石川浩司のぶらりしりとり商店街 馬橋篇(BUBKA)



 この日、待ち合わせの馬橋には午後2時集合。いつもちょっと遅刻してしまいがちな俺は、気合いを入れて10分前には到着。しかし2時を結構まわっても、編集H嬢もイラスト山中嬢も来ない。携帯電話にかけてみても、編集H嬢は留守番電話、イラスト山中嬢に至っては「現在、お客さまの都合でお使いできません」って、電話代も払えないくらいだから、ここに来る電車代もない、ってことか!? もしくは、ふたりの策略で、新手の俺への放置プレイかっ!?

 

・・・イヤァァァァァ!! 



 と思った頃、ようやくふたりが登場。
「石川への放置プレイもこのくらいで勘弁してやるか、フフフ」ということか!?

 さて、ここ馬橋は千葉県。松戸の少し先だ。昔の街道筋だったのか、古そうな店もちらほらある。そんなところを、今日も今日とて、ふにゃふにゃと散歩気分で歩く3人。と、住宅街の中に、ちょっとだけ昔風の喫茶店「とら」があった。まぁ、店がまえは「ちょっとダサイ田舎の喫茶店」といったところで、特別変わっている、というほどでもないのだが、ここで俺が長年鍛え上げた「怪しい物件見つけ鼻」の鼻が、ニュゥゥゥゥっと、30cmぐらい伸びた。
「石川さん! 鼻が、鼻が! まるでピノッキオのようよ!」
 という女性陣の叫び声が聞こえた。
 ・・・というのはもちろんまったくの嘘だが、とにかくなにかピンとくるものがあり、俺は言った。
「ここ、入ってみよう」
 そして中に侵入した途端、俺達はギクリとした。もしかしたら「ギクリ」と音まで出てしまったかもしれない。そう。そこは客席20人ぐらいの店だったのだが、ほぼ満席。しかしそこでギラリと俺達の方を振り返った全員が、おそらく70を越えた老人達だったのだ。しかも、どう見てもメニューにはない柿を剥いたり、煎餅を齧ったりと、よーするに「老人御用達喫茶店」だったのだ。それでもどうにか席を作ってもらって、座る。が、なんともいえない違和感はどうすることも出来なかった。例えばそれは、「ナメクジ愛好会」の会合で、全員がナメクジの動きを実体験しようと、床に油をひいてクネクネ半裸で這いずりまわっているところに、突如自分が放りこまれたようなものだ。とまどひ、とまどひ。俺達は「ゆで卵、トースト、ミニサラダ、コーヒー」のサービスセット500円を食い終わると、そそくさとその場をあとにした。
 実は俺は店のママさん(もちろん老人)に背をむけていたので気づかなかったのだが、あとのふたりに店を出たあと聞くと、ママさんからさり気なく「どーしてこの店に入ってきた。誰かに頼まれたスパイか!?」とでも言いたげな怪しい視線をチラチラ感じたという。しかしなんにしろ、老人達はおそらく日がな一日、この喫茶店でダベッているのだろう。俺達がいる間も老婆達の洪笑は、間断なく、続いていた。とにかく「超フケ専」の読者がいたら、ここは必須スポットだな。常磐線にエッチラ乗ってでも、行く価値あるぞ。

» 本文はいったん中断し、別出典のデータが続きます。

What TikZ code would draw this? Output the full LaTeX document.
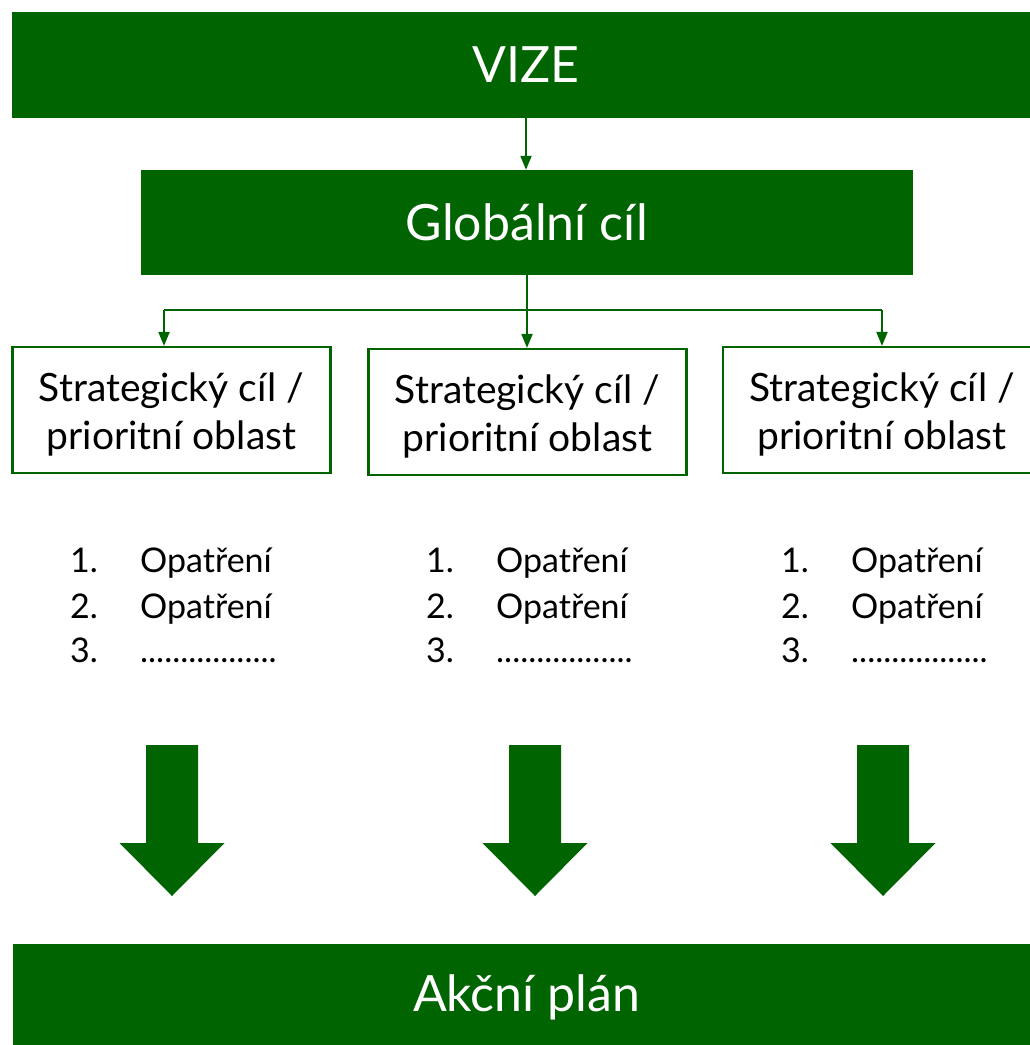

 その後、駅近くの「ブレッド&ケーキ YAMAZAKI」には、パンもケーキもひとつも置いておらず、千葉県名産ピーナツと煎餅しか置いてないのを発見したり、「名物・馬橋せんべい」には「キッコー」という煎餅があり、醤油の産地の千葉なので、キッコーマンの醤油で焼いたものだと思ったら、ただ亀の形をしていて、
「いやぁ、「亀甲」という字が難しかったから、カタカナにしたんすよ」
 というわけのわからない解説を聞いたり、「山長」のごまだんごは黒ごまコッテリ60円でおいしかったり、駅裏には、謎の「古い枕木売ります」の「鉄道用品株式会社」があった。
「俺も枕木でも買おうかな~」
 とふと思ったが、よく考えたら何に使うんじゃーい! でも鉄道マニアにはたまらんだろーな。「抱き枕」ならぬ「抱き枕木」とかにして、鉄道の夢を見る輩もいるのか?
 と、山中さんが、その倉庫の中に入ったまま、なかなか出てこない。と、しばらくして「ピーッ」という音とともに、山中さんが運転席に座り、
「これ、買っちゃった!」
 と列車を走らせてきた。
「でもレール買うお金なかったので、このまま帰るね」
 と言って、そのまま去っていった・・・来月には帰って来てね、山中さん・・・。
 と、今月はメルヘン調に終わってみたりして。